### Instructions to follow
Extract the listing in its entirety, keeping each line identical to the original.

### Information supplied
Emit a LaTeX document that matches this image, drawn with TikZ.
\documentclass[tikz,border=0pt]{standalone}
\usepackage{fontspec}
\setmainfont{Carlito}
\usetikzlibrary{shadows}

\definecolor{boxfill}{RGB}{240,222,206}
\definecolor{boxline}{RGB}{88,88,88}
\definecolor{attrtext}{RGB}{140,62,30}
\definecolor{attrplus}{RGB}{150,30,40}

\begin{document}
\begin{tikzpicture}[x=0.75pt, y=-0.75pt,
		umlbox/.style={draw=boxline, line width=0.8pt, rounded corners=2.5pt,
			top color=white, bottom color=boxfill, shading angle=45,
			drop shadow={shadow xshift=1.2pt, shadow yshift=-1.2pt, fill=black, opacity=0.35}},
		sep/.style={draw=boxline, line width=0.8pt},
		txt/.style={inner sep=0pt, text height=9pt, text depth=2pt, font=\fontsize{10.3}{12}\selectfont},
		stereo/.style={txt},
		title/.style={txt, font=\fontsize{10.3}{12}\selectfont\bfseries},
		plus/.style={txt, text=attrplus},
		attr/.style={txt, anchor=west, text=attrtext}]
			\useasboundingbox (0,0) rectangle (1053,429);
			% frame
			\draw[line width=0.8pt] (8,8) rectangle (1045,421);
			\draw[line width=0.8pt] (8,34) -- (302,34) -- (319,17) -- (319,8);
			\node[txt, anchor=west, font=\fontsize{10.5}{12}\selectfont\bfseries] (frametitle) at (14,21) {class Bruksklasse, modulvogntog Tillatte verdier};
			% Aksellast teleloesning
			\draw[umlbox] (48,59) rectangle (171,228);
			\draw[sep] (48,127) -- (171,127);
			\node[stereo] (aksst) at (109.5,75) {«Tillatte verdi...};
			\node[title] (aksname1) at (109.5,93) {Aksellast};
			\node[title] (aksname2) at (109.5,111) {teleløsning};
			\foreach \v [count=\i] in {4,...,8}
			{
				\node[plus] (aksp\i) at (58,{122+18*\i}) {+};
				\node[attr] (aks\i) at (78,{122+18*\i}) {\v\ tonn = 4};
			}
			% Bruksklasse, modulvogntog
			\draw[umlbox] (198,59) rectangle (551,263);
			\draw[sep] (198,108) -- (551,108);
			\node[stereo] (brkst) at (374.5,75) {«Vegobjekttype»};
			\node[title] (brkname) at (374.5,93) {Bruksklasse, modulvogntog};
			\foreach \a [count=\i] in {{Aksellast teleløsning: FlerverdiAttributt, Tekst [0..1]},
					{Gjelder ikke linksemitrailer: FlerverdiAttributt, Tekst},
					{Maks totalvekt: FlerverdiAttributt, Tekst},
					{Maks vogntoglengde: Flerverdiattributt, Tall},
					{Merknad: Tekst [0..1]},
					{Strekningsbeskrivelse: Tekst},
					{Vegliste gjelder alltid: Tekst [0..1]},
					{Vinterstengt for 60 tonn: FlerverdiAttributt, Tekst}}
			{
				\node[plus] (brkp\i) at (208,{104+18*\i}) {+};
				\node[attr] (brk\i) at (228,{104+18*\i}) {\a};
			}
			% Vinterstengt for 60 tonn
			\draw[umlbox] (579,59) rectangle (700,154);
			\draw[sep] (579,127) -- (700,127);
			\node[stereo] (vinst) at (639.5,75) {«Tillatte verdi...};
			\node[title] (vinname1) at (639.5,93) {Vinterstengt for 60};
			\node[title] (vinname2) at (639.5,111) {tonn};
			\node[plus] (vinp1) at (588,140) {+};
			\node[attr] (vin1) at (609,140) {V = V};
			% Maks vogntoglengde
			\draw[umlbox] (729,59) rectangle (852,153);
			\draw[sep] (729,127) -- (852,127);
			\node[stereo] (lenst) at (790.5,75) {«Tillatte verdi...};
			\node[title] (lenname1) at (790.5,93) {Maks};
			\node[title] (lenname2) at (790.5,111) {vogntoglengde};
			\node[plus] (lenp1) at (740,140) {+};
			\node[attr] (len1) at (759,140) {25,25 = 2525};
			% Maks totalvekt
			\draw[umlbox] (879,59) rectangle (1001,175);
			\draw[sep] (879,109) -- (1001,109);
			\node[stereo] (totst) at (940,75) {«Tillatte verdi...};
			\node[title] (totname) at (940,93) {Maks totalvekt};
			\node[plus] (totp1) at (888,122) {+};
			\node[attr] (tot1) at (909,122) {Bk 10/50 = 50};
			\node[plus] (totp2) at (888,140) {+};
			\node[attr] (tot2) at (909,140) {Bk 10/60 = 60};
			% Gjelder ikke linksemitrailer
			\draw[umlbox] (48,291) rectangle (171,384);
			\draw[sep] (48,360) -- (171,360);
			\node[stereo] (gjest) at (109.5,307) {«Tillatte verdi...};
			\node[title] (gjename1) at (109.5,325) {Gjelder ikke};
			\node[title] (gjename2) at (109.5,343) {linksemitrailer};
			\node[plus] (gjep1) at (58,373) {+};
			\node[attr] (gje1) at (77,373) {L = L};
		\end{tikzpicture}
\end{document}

### Solution for this problem
Emit a LaTeX document that matches this image, drawn with TikZ.
\documentclass[tikz,border=0pt]{standalone}
\usepackage{fontspec}
\setmainfont{Carlito}
\usetikzlibrary{shadows}

\definecolor{boxfill}{RGB}{240,222,206}
\definecolor{boxline}{RGB}{88,88,88}
\definecolor{attrtext}{RGB}{140,62,30}
\definecolor{attrplus}{RGB}{150,30,40}

\begin{document}
\begin{tikzpicture}[x=0.75pt, y=-0.75pt,
		umlbox/.style={draw=boxline, line width=0.8pt, rounded corners=2.5pt,
			top color=white, bottom color=boxfill, shading angle=45,
			drop shadow={shadow xshift=1.2pt, shadow yshift=-1.2pt, fill=black, opacity=0.35}},
		sep/.style={draw=boxline, line width=0.8pt},
		txt/.style={inner sep=0pt, text height=9pt, text depth=2pt, font=\fontsize{10.3}{12}\selectfont},
		stereo/.style={txt},
		title/.style={txt, font=\fontsize{10.3}{12}\selectfont\bfseries},
		plus/.style={txt, text=attrplus},
		attr/.style={txt, anchor=west, text=attrtext}]
			\useasboundingbox (0,0) rectangle (1053,429);
			% frame
			\draw[line width=0.8pt] (8,8) rectangle (1045,421);
			\draw[line width=0.8pt] (8,34) -- (302,34) -- (319,17) -- (319,8);
			\node[txt, anchor=west, font=\fontsize{10.5}{12}\selectfont\bfseries] (frametitle) at (14,21) {class Bruksklasse, modulvogntog Tillatte verdier};
			% Aksellast teleloesning
			\draw[umlbox] (48,59) rectangle (171,228);
			\draw[sep] (48,127) -- (171,127);
			\node[stereo] (aksst) at (109.5,75) {«Tillatte verdi...};
			\node[title] (aksname1) at (109.5,93) {Aksellast};
			\node[title] (aksname2) at (109.5,111) {teleløsning};
			\foreach \v [count=\i] in {4,...,8}
			{
				\node[plus] (aksp\i) at (58,{122+18*\i}) {+};
				\node[attr] (aks\i) at (78,{122+18*\i}) {\v\ tonn = 4};
			}
			% Bruksklasse, modulvogntog
			\draw[umlbox] (198,59) rectangle (551,263);
			\draw[sep] (198,108) -- (551,108);
			\node[stereo] (brkst) at (374.5,75) {«Vegobjekttype»};
			\node[title] (brkname) at (374.5,93) {Bruksklasse, modulvogntog};
			\foreach \a [count=\i] in {{Aksellast teleløsning: FlerverdiAttributt, Tekst [0..1]},
					{Gjelder ikke linksemitrailer: FlerverdiAttributt, Tekst},
					{Maks totalvekt: FlerverdiAttributt, Tekst},
					{Maks vogntoglengde: Flerverdiattributt, Tall},
					{Merknad: Tekst [0..1]},
					{Strekningsbeskrivelse: Tekst},
					{Vegliste gjelder alltid: Tekst [0..1]},
					{Vinterstengt for 60 tonn: FlerverdiAttributt, Tekst}}
			{
				\node[plus] (brkp\i) at (208,{104+18*\i}) {+};
				\node[attr] (brk\i) at (228,{104+18*\i}) {\a};
			}
			% Vinterstengt for 60 tonn
			\draw[umlbox] (579,59) rectangle (700,154);
			\draw[sep] (579,127) -- (700,127);
			\node[stereo] (vinst) at (639.5,75) {«Tillatte verdi...};
			\node[title] (vinname1) at (639.5,93) {Vinterstengt for 60};
			\node[title] (vinname2) at (639.5,111) {tonn};
			\node[plus] (vinp1) at (588,140) {+};
			\node[attr] (vin1) at (609,140) {V = V};
			% Maks vogntoglengde
			\draw[umlbox] (729,59) rectangle (852,153);
			\draw[sep] (729,127) -- (852,127);
			\node[stereo] (lenst) at (790.5,75) {«Tillatte verdi...};
			\node[title] (lenname1) at (790.5,93) {Maks};
			\node[title] (lenname2) at (790.5,111) {vogntoglengde};
			\node[plus] (lenp1) at (740,140) {+};
			\node[attr] (len1) at (759,140) {25,25 = 2525};
			% Maks totalvekt
			\draw[umlbox] (879,59) rectangle (1001,175);
			\draw[sep] (879,109) -- (1001,109);
			\node[stereo] (totst) at (940,75) {«Tillatte verdi...};
			\node[title] (totname) at (940,93) {Maks totalvekt};
			\node[plus] (totp1) at (888,122) {+};
			\node[attr] (tot1) at (909,122) {Bk 10/50 = 50};
			\node[plus] (totp2) at (888,140) {+};
			\node[attr] (tot2) at (909,140) {Bk 10/60 = 60};
			% Gjelder ikke linksemitrailer
			\draw[umlbox] (48,291) rectangle (171,384);
			\draw[sep] (48,360) -- (171,360);
			\node[stereo] (gjest) at (109.5,307) {«Tillatte verdi...};
			\node[title] (gjename1) at (109.5,325) {Gjelder ikke};
			\node[title] (gjename2) at (109.5,343) {linksemitrailer};
			\node[plus] (gjep1) at (58,373) {+};
			\node[attr] (gje1) at (77,373) {L = L};
		\end{tikzpicture}
\end{document}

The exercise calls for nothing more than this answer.